Whether failed transactions are actually so much more desirable than a OOM-killed process isn't quite obvious, but it might be easier to troubleshoot.
Took k8s ages to get Swap support.
We lost something when we accepted that Hyperscalers just tell you to use more moemory. It was shitty 5 years ago and today especially after the ram price increases
And now, with PSI + MGLRU, situation is much better, but there are still missing features/subsystems which would be nice to have. For example there's no simple way to lock memory mlockall-style to ensure that rarely used daemon would not face long no-cache-latency upon accessing the first time after long idle time.
Unfortunately, many programs commit 2x memory than they actually use. Often I see ~32GB committed and ~16GB resident.
https://unix.stackexchange.com/questions/797835/disabling-ov...
I run Firefox, VSCodium with LSP, Discord, Signal and there's still space left for a game like CS2. I'm not a heavy user by any means.
> I'm not sure they would do much better than crash
I have yet to see a program that silently handles allocation failures and doesn't crash. These days everything is coded to crash if no memory :(
> About once a year a real runaway process (usually a throwaway program I'm working on) gets OOM-killed
In my case it killed system critical processes with no way to recover. With disabled overcommit, it freezes for a while (usually for a minute or two), I close some random program of my choosing and then see in Resource Monitor what's eating my ram.

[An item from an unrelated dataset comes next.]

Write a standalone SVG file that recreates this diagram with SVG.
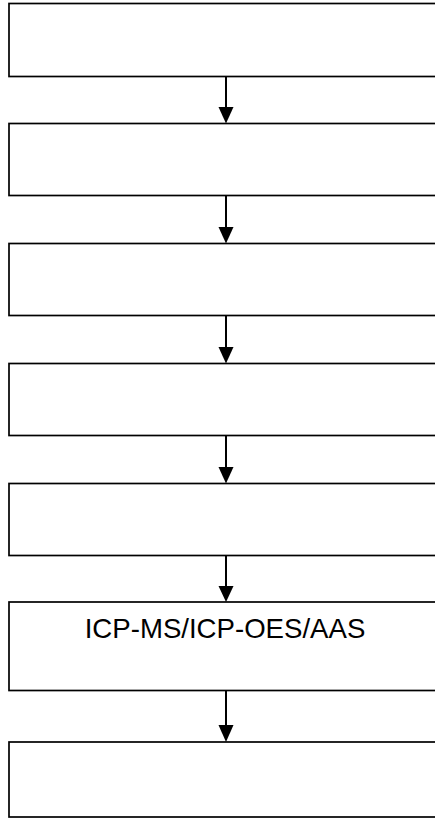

Postgres handles allocation failures
I dont think it has an option for that.
The Linux Kernel OOM killer kills random things. Userspace OOM killers are meant to improve this, and they work well in a server situation when you already know in advance what is likely to go haywire and what is safe to kill. But they don't work well on desktop (some of them are improving but it doesn't seem to be a priority).
The Windows OOM killer by comparison usually kills something sensible (i.e. the program that is actually using all the memory), and asks the user for permission before killing it (when possible). You do see a lot of memes of situations where it fails.
By default, the Linux kernel kills the largest process in the system (unless OOM adjust was applied).
A memory allocator can implement overcommit, because you can separate reserving virtual memory and having it backed by physical memory into two different system calls. But from the point of view of the kernel, any time it promises to give you physical memory that memory is backed either by RAM or by space reserved in the swap file
The purpose of the system commit limit and commit charge is to track all uses of these resources to ensure they are never overcommitted — that is, that there is never more virtual address space defined than there is space to store its contents, either in RAM or in backing store (on disk).
- Windows Internals, 7th EditionIf no memory is available where a page file would make a difference, this leads to application crashes instead. A crash is (usually) worse than paging.
Certain applications, Photoshop being the historical example, will outright fail to run with no page file present.
Same happens if the page file is full. In that case, why don't those programs use disk directly instead?
No such problem would've ever occured if programs hadn't allocated more than they actually use.
Typically, performance drops enough that the user kills the program or reboots before the page file expands to fill the disk. And other threads here suggest there is something that will prompt users to kill programs in states like this.
> No such problem would've ever occured if programs hadn't allocated more than they actually use.
That's part of the issue, but sometimes things do in fact use too much memory as well as allocate too much.
Another part of the issue is that few programs are built to handle allocation failures.
And then you have a metrics issue. There's not really a good metric to know when you're out of memory, other than performance collapse. If your applications don't use disk, it's not too hard; but when they do use disk, performance will collapse once there's insufficient memory to provide the disk caching needed. In my experience, adding a small swap and monitoring swap i/o can be pretty helpful, and a small swap doesn't tend to allow long thrashing when memory use grows. But that's not universal and everybody loves to hate swap these days.
Not in the age of NVMe it doesn't. Swap is fast now. Plus, at least on Linux, you can put zswap in front of the regular swap and introduce an even faster level of memory hierarchy and thereby make page-outs even more profitable.
An application that grows in such a way (besides having backing stores for memory-mapped files, as well) will often perform so poorly that it requires addressing (adding RAM, looking for application faults, etc).
A page file is insurance, one that can last you much longer than available system memory.
You don't need it if you have everything allocated upfront. TigerBeetle does this, everybody else can.
Using something like Rust is already a huge win when compared to shipping a browser or running Node.js.
> Your argument falls flat when a page file can be multi-GB and automatically grow
This doesn't solve the original issue and only masks the underlying problem.